Music from days gone by.
Bobby Darin (‘As long as I’m singing’),
Esther Phillips (‘Let there be love’),
Dutch maestro of the button accordion, Johnny Meijer (‘I want to be happy’),
Billie Holiday (‘Mean to me’),
Cabaret sensation Marijke Boon, who parodies the ‘smartlap’ genre,
Edith Piaf on the blue skies of Paris, infatuated with the island of Saint-Louis but occasionally moody,
Miles Davis in his cool phase (‘The Surrey with the fringe on top’),
The Clark Sisters (‘I’ve got my love to keep me warm’),
Annette Hanshaw, known as ‘The Personality Girl’, who abruptly ended her magnificent career in the thirties.
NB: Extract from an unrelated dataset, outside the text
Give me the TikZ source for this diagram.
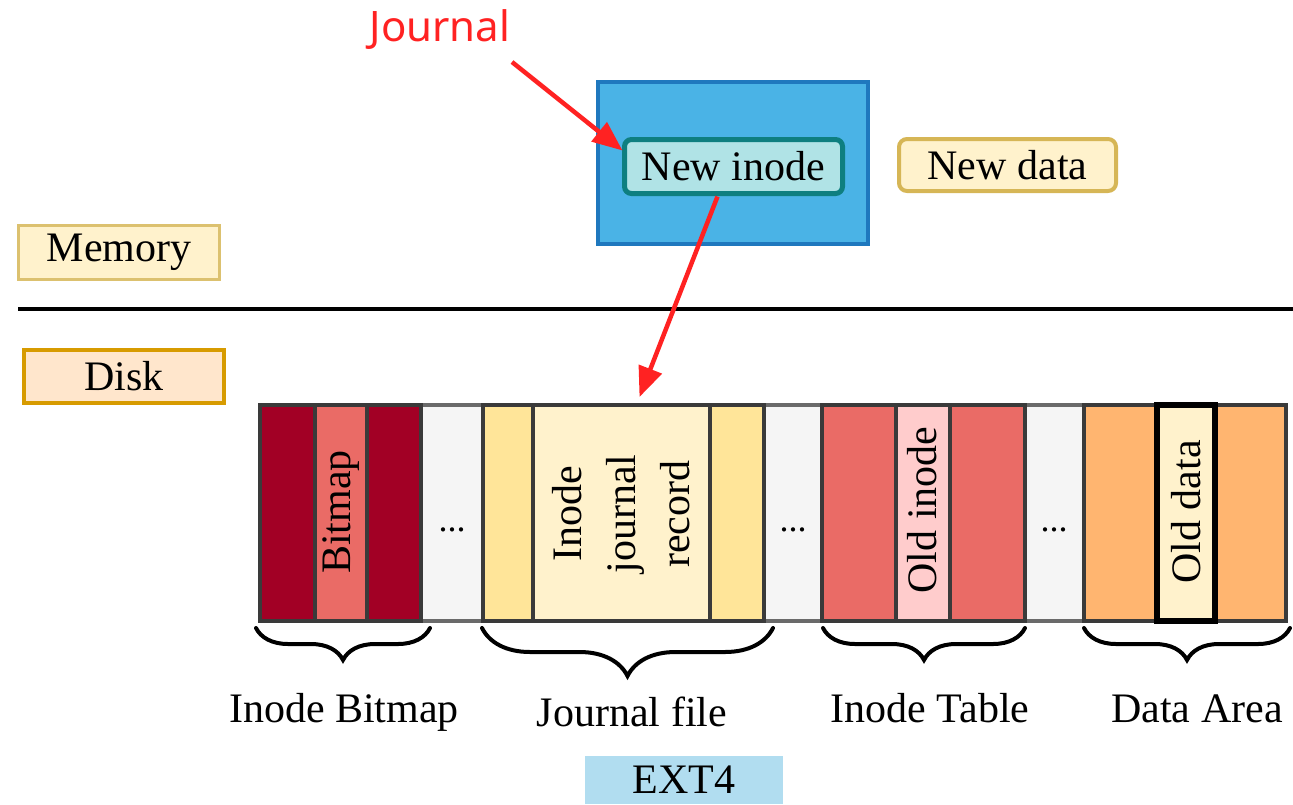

Hanshaw’s beautiful song (‘If I had a talking picture of you’) and as she often did, concluding with a ‘That’s all!’,
From the Wild West: The Sons of the Pioneers (‘Blue Prairie’) and the Pee Wee King (‘Western Limited’),
‘Breda-Amster hybrid’ Joop van der Marel (‘Waar is m’n hoed, waar is m’n jas?’),
Cannonball Adderley & Bill Evans (‘Waltz for Debby),
Gianmaria Testa, railroad stationmaster turned singer often likened to Paolo Conte,
Patsy Cline (‘Fingerprints’),
And extraverted pianist Marta David and her spouse.